Nanjing, Jiangsu province-based Chinese travel and tour service provider Tuniu Corporation says two companies are to subscribe a total of US$20 million shares before its planned U.S. IPO, according to a securities filing submitted by the company.
Chinese online travel platform Ctrip.com International Ltd. will subscribe up to US$15 million of Tuniu’s shares. Chinese security software maker Qihoo 360 Technology Co. Ltd. will subscribe US$5 million.
Tuniu Corporation filed for a U.S. IPO on April 4, seeking to raise as much as US$120 million.
On April 29, Tuniu submitted a revised F1 filing, planning to issue 920 American Depository Share (ADS) at $9 to $11 apiece, raising as much as US$101.2 million, down 15.67% from its original plan.
Ctrip.com has the right to appoint a new director to Tuniu’s board upon the completion of the IPO.
In April 2011, Tuniu completed a US$50 million series C round from Sequoia Capital, Japanese e-commerce firm Rakuten, DCM and Highland Capital Partners.
Last September, the company received US$60 million series D funding from Temasek and DCM.
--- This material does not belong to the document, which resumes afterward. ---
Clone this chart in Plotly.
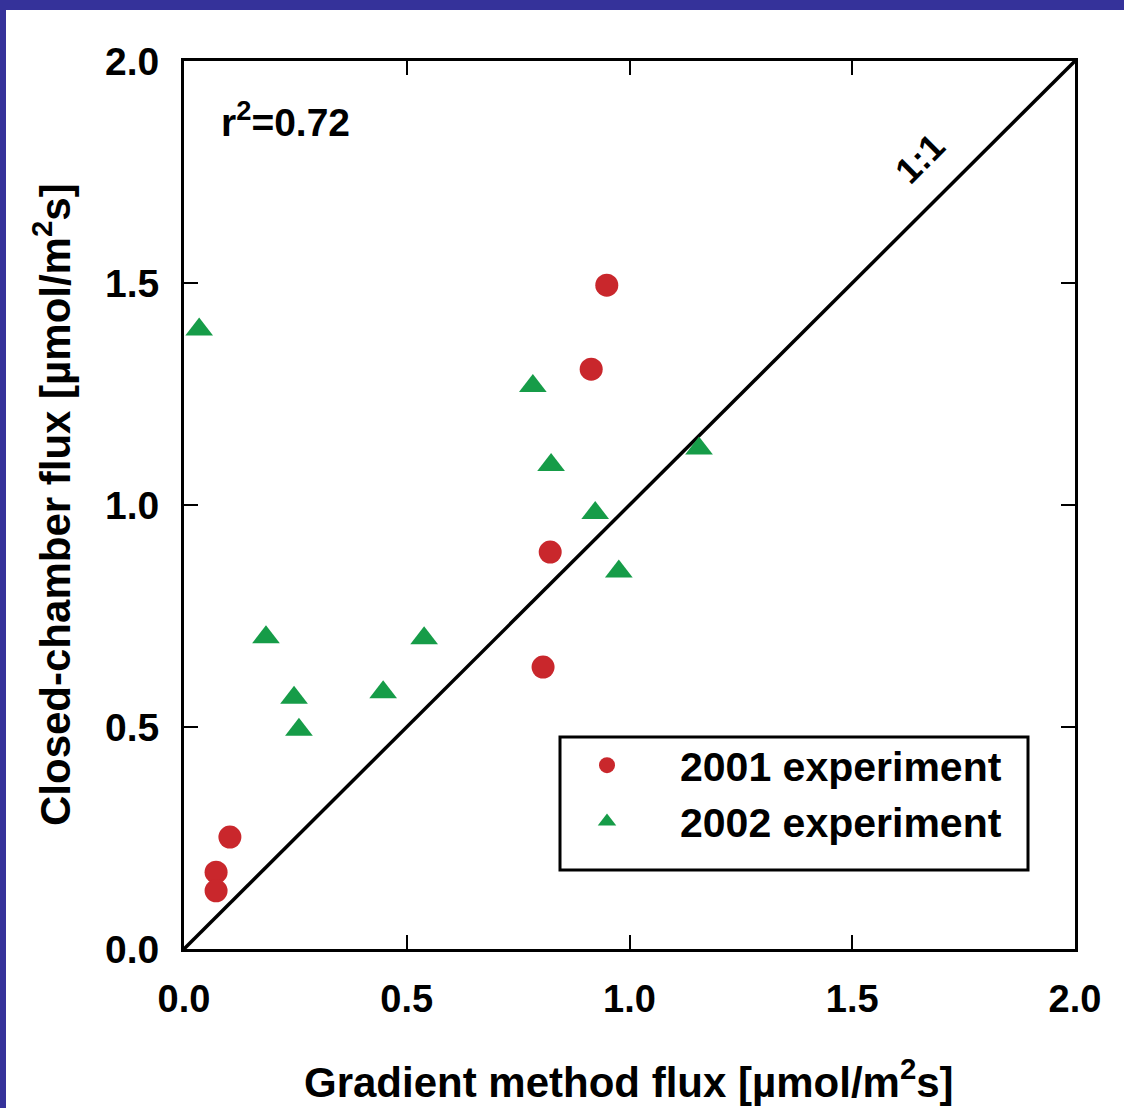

Prior to the IPO, DCM is the largest shareholder, holding 23.5% of Tuniu. Temasek, Gobi Partners and Sequoia Capital hold stakes of 16.7%, 16.4% and 13.2% respectively.
Among Tuniu’s management team, CEO Yu Dunde and Yan Haifeng hold 10.9% and 7.8% respectively.
Established in 2006, Tuniu offers a large selection of packaged tours, including organized tours and self-guided tours, as well as travel-related services for leisure Chinese travelers.
The company generated a revenue of RMB1.96 billion in 2013, up 75.2% from RMB1.12 billion in 2012, according to the prospectus.
Tuniu plans to list on the NASDAQ under the ticker symbol "TOUR".